[START OF Entries supplied]

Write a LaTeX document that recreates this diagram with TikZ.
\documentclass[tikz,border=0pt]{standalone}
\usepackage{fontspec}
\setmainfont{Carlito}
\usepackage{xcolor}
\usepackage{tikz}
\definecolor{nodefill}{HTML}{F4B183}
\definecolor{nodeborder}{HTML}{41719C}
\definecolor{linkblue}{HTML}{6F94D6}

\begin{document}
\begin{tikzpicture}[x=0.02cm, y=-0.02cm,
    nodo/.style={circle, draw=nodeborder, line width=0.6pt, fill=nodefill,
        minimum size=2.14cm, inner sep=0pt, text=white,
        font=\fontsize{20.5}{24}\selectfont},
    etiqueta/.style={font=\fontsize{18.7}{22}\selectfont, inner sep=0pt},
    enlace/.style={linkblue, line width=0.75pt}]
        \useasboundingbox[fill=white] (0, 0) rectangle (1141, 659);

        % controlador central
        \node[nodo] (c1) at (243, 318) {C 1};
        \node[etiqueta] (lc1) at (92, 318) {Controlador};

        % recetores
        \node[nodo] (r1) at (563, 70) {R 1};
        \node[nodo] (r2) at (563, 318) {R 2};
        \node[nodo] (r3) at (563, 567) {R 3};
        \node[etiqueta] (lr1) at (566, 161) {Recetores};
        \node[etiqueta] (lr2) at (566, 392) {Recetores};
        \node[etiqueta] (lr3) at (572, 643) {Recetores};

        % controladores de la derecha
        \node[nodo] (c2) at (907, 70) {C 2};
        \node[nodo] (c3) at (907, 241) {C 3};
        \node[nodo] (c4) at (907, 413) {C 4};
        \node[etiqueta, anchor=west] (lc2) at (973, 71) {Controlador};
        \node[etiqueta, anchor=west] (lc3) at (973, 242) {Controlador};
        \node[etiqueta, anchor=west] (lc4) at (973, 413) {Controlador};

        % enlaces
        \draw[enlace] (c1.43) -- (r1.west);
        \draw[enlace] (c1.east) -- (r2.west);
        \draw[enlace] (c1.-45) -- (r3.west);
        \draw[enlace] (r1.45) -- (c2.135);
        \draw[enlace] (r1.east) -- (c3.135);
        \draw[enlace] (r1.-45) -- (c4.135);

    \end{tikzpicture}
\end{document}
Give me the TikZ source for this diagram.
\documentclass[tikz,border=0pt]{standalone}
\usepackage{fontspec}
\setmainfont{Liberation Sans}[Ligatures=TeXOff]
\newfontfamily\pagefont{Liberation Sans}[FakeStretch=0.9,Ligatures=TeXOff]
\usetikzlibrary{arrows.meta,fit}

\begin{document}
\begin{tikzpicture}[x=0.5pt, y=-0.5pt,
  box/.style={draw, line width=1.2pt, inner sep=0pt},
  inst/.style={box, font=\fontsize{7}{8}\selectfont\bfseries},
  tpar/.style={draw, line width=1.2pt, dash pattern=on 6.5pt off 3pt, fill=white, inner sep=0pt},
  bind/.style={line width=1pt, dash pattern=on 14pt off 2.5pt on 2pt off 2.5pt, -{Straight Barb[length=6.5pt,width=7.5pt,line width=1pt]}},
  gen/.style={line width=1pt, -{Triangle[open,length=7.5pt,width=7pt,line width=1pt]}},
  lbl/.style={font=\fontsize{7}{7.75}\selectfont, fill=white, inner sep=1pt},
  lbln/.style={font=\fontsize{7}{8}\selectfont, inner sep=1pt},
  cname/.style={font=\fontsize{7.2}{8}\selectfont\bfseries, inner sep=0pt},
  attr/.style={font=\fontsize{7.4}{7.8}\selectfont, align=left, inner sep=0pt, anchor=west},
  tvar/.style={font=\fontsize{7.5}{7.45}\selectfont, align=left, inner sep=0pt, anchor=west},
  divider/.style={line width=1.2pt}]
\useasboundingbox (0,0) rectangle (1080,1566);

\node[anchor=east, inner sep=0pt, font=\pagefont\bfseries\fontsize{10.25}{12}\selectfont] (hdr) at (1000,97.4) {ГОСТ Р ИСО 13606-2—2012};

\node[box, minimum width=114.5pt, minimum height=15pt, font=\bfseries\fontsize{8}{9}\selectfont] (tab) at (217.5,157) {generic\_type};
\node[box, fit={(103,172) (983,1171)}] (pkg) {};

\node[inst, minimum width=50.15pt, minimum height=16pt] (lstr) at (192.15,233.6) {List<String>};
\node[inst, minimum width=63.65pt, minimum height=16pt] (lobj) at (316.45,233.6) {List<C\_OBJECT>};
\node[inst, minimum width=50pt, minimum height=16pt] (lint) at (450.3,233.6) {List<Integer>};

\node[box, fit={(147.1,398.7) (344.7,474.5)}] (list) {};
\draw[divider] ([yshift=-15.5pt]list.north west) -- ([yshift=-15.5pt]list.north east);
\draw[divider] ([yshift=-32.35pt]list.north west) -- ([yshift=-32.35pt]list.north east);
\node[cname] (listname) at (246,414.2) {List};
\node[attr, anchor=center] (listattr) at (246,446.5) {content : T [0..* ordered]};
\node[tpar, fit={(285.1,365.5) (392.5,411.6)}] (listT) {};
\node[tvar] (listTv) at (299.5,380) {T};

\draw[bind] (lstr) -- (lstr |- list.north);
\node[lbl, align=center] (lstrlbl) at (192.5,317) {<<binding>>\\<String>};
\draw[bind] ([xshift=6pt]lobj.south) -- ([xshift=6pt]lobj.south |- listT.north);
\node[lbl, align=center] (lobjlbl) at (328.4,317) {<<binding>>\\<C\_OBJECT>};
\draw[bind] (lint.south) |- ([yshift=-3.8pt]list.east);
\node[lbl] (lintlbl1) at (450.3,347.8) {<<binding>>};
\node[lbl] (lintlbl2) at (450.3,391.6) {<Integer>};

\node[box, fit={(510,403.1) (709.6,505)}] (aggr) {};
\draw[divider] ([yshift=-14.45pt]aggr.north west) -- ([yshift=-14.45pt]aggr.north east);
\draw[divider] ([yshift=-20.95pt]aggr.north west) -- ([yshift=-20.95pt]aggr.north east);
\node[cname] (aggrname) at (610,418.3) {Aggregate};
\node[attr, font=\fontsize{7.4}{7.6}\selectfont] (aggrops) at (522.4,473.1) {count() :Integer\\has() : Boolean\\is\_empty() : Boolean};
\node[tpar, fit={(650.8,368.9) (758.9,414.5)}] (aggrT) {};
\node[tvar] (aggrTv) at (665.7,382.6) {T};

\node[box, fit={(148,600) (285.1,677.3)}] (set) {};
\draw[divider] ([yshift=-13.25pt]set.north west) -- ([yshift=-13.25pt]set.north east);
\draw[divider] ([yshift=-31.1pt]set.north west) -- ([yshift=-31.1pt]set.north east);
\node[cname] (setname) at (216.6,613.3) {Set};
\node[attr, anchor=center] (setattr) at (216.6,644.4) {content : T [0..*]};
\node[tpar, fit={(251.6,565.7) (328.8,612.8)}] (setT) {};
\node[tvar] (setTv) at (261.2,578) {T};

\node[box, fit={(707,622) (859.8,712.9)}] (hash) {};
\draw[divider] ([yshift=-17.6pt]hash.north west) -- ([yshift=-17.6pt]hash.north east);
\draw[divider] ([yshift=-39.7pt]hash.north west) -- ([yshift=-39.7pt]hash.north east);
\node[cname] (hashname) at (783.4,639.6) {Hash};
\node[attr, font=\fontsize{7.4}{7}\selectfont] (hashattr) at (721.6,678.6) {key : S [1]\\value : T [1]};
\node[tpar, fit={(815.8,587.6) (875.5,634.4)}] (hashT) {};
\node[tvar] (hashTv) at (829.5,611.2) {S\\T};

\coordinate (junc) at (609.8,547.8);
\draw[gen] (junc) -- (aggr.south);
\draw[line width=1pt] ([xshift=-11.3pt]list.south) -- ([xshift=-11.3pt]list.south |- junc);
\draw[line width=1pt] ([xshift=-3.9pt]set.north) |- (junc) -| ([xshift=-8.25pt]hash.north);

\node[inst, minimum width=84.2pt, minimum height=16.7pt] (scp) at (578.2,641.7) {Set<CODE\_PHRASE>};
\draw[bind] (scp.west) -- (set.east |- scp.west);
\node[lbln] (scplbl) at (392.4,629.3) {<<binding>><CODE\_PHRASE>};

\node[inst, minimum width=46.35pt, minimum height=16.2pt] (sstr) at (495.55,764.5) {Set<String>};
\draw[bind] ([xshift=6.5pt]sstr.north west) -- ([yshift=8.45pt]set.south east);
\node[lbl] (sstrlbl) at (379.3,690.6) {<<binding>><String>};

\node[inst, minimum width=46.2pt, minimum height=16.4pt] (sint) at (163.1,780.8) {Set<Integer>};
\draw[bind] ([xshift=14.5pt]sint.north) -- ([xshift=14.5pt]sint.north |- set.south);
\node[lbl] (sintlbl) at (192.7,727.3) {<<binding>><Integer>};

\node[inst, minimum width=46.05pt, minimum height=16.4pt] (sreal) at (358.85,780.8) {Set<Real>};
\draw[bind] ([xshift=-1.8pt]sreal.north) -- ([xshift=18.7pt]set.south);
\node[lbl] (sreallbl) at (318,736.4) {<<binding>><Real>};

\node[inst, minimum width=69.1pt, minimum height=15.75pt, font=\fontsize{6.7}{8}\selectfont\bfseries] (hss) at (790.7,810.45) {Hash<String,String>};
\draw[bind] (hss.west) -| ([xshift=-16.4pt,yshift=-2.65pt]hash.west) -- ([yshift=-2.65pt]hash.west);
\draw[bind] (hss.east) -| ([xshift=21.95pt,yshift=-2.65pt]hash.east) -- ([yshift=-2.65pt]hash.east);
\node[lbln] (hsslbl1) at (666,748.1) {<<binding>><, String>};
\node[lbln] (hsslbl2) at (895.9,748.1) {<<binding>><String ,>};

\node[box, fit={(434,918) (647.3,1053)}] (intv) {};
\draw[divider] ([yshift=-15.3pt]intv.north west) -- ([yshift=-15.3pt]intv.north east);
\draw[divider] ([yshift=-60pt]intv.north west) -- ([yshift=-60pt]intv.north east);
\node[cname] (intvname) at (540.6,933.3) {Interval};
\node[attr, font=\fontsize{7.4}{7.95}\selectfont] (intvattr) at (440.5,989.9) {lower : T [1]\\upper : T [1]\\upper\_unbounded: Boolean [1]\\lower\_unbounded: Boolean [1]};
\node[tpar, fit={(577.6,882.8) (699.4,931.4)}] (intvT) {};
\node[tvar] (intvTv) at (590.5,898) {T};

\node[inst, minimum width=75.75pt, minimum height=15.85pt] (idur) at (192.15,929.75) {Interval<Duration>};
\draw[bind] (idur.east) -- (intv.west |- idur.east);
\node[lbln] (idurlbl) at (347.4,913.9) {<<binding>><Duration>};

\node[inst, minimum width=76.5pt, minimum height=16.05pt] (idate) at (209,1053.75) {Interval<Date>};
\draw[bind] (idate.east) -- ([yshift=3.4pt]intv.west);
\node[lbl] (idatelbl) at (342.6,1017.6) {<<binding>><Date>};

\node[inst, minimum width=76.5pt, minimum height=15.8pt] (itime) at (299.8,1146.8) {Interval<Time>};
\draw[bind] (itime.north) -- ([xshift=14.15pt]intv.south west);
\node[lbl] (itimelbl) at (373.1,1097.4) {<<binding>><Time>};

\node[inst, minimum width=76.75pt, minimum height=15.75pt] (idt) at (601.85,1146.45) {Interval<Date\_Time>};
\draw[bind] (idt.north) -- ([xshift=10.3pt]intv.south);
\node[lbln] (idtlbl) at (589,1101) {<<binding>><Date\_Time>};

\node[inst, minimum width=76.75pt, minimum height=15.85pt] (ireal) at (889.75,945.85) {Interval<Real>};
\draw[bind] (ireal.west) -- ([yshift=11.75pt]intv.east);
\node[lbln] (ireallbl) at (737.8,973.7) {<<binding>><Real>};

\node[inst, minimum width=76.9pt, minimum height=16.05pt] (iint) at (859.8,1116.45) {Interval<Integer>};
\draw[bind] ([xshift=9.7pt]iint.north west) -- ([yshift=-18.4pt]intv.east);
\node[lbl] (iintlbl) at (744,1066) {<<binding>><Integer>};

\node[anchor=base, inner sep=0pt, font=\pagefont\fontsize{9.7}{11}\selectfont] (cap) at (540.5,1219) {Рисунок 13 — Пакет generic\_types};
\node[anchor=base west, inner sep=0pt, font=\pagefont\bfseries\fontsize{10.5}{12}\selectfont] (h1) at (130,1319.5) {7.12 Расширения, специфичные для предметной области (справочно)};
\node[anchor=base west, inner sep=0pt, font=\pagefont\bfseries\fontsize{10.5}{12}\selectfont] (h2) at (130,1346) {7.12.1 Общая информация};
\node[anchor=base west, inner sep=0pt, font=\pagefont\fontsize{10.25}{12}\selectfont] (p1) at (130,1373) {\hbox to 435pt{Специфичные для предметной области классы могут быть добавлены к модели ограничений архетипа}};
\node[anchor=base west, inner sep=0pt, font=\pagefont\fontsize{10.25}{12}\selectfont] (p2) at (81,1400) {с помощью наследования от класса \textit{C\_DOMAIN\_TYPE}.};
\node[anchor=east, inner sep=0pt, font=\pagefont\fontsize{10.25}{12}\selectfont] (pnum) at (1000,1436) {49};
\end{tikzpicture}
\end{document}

[END OF Entries supplied]

What to produce
Transcribe only the lines from the beginning of the entries to the line with "rectangle (1141, 659);", inclusive, exactly as written.

Exercise solution
Write a LaTeX document that recreates this diagram with TikZ.
\documentclass[tikz,border=0pt]{standalone}
\usepackage{fontspec}
\setmainfont{Carlito}
\usepackage{xcolor}
\usepackage{tikz}
\definecolor{nodefill}{HTML}{F4B183}
\definecolor{nodeborder}{HTML}{41719C}
\definecolor{linkblue}{HTML}{6F94D6}

\begin{document}
\begin{tikzpicture}[x=0.02cm, y=-0.02cm,
    nodo/.style={circle, draw=nodeborder, line width=0.6pt, fill=nodefill,
        minimum size=2.14cm, inner sep=0pt, text=white,
        font=\fontsize{20.5}{24}\selectfont},
    etiqueta/.style={font=\fontsize{18.7}{22}\selectfont, inner sep=0pt},
    enlace/.style={linkblue, line width=0.75pt}]
        \useasboundingbox[fill=white] (0, 0) rectangle (1141, 659);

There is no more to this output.